Start of The records

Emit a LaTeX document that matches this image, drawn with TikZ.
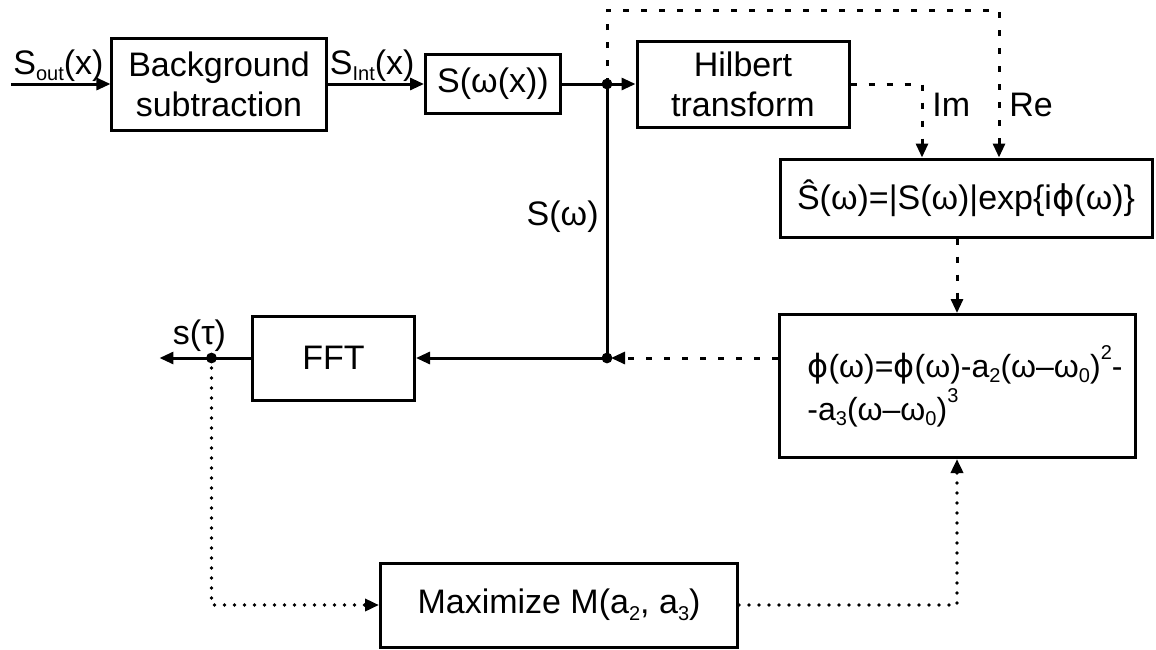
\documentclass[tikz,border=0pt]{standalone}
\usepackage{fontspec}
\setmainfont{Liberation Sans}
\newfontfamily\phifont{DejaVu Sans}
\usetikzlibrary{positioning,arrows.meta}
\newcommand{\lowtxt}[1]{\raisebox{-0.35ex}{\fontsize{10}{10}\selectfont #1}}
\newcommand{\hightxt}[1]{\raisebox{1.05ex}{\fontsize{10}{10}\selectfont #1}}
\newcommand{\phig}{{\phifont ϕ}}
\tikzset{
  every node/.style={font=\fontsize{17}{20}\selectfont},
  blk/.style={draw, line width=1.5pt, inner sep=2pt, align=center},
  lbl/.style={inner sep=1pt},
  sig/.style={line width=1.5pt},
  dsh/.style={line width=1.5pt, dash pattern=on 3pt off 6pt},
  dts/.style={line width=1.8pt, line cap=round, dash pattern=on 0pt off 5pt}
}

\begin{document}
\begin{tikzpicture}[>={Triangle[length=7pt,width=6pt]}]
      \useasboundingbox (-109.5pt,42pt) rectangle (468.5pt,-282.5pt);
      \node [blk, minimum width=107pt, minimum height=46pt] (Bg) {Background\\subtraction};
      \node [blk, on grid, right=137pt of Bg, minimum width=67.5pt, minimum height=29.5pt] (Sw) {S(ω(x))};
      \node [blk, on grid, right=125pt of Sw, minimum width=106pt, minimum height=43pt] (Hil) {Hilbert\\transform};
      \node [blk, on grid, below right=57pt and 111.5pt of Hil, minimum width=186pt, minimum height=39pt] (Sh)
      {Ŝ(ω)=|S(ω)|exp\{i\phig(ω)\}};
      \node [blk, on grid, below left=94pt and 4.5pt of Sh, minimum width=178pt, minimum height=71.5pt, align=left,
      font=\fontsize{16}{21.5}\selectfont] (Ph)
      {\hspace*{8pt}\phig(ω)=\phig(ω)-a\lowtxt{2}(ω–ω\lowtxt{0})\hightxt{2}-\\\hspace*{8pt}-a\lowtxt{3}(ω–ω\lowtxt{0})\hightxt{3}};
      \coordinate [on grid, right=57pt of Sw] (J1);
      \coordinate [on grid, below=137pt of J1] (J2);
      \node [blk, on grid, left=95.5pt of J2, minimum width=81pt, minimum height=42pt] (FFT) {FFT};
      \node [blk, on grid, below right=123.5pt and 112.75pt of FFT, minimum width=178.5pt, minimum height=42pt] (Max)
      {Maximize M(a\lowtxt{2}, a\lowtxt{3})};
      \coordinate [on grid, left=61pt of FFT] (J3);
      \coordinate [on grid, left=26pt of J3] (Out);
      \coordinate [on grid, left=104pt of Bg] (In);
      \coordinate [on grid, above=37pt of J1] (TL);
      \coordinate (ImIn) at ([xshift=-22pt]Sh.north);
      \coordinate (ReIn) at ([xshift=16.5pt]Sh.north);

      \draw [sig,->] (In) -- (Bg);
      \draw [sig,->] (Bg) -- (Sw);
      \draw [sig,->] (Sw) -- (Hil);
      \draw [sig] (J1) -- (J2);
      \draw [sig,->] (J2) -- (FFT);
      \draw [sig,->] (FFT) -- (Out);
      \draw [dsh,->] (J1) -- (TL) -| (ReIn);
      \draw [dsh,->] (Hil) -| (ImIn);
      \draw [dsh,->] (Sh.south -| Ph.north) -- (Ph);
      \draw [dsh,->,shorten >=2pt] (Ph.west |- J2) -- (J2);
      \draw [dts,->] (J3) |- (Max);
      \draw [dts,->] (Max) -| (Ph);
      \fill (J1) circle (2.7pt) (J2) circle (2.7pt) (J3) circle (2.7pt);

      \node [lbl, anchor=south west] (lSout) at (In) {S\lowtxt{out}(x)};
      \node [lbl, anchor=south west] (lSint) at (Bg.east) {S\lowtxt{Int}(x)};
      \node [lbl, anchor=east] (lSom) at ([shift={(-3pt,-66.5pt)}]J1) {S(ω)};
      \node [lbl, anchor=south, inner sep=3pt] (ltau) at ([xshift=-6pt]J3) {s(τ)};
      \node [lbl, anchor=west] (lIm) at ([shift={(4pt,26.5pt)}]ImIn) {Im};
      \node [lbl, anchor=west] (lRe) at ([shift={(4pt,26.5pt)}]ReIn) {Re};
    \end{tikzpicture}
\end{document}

End of The records
Start of The records

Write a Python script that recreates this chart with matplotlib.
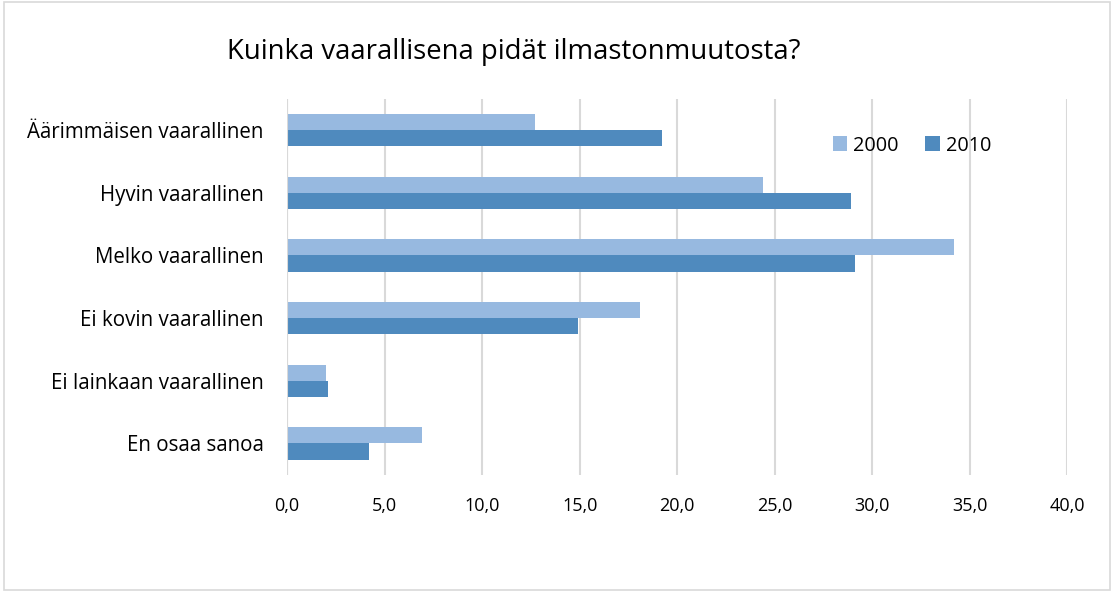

End of The records

• _Problem details_
Find every line with the word "that" and state how many there are, with no other words.

• _Answer to the task_
2